Vibration analysis of conical–cylindrical–spherical shells by a novel linear expression method

Composite shells are increasingly used in underwater vehicles, aerospace and other engineering fields. In this study, a linear expression method (LEM) was developed for the efficient vibration analysis of conical–cylindrical–spherical shell structures. Herein, the constraint and continuity conditions were expressed in matrix form, and a full-rank matrix was derived via the Gaussian elimination method. Then, it was possible to linearly express the unknown coefficients in the original equations. Consequently, combined with the energy method, the vibration characteristics of composite shells could be obtained.
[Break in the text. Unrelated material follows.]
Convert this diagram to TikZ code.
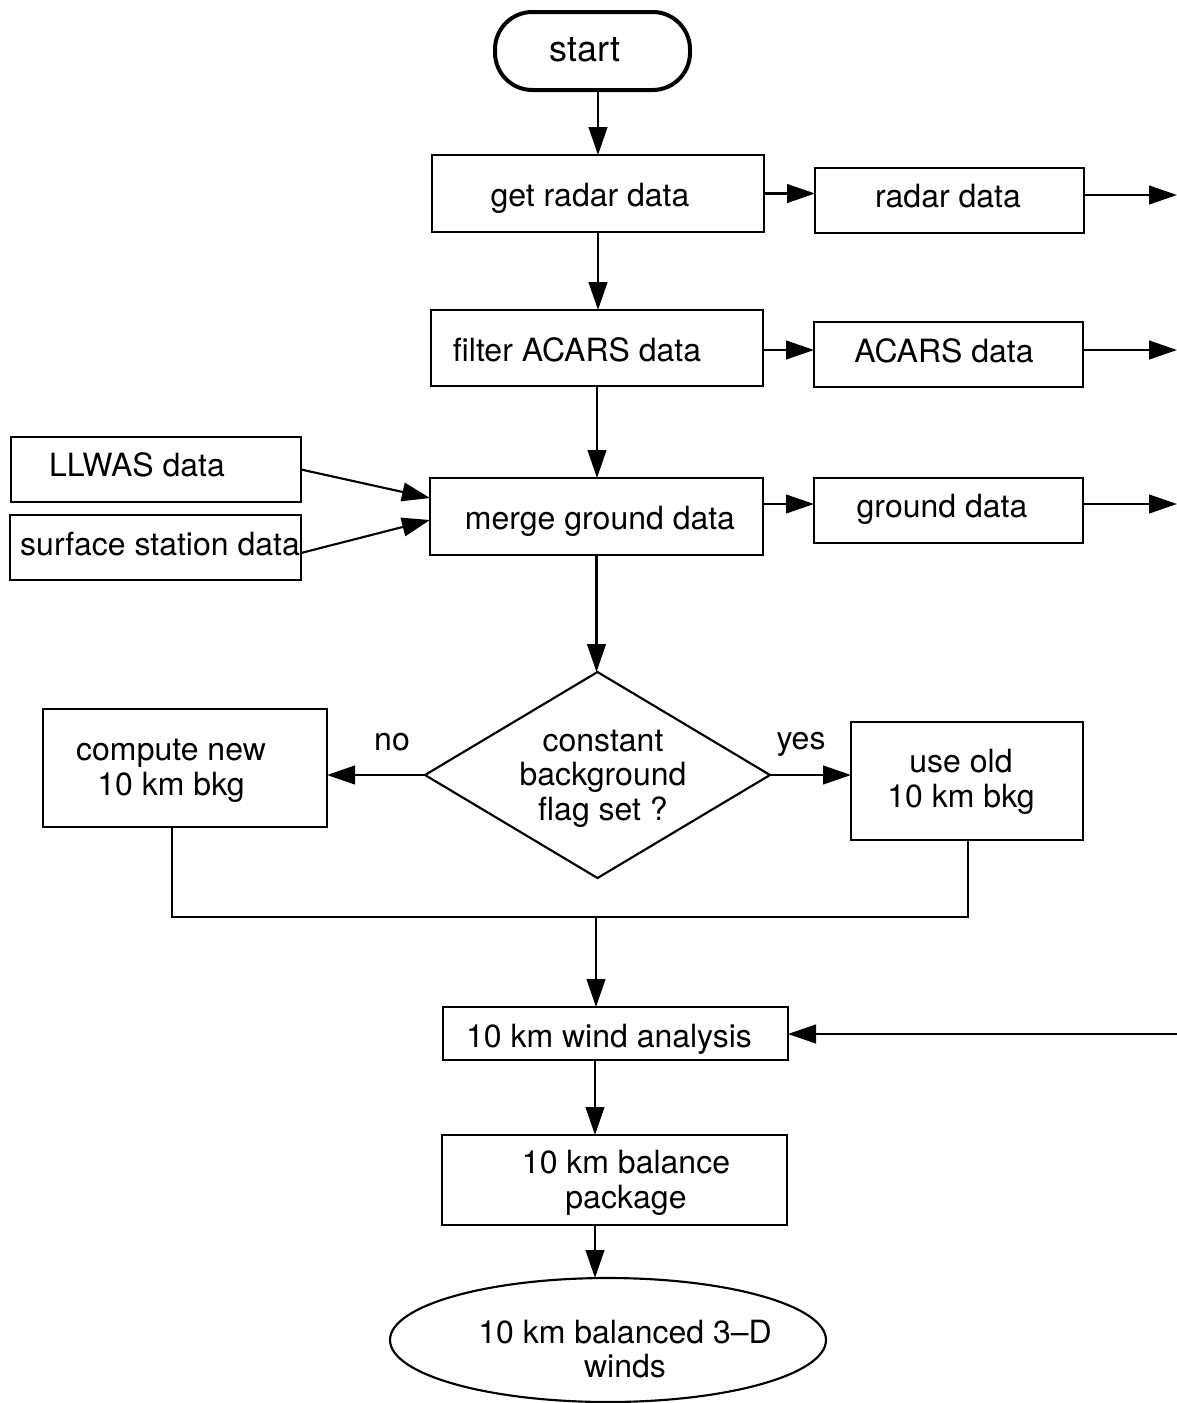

A conical–cylindrical–spherical shell was considered as an example. Its natural frequencies, vibration modes, and forced vibration analysis were carried out, and the results are compared for verification with those obtained by the finite element method (FEM) and those found in the literature. It is shown that the proposed LEM can be up to five times faster than FEM. Concentrated mass points and forced vibration were also considered, and the partial coupling between the shell and the mass points led to the breaking down of the circumferential symmetry of the cylindrical shell. The convergence of LEM is related only to the number of truncated terms of the shape functions; thus, it exhibits strong convergence and reduced computational cost, and offers a wide range of potential applications.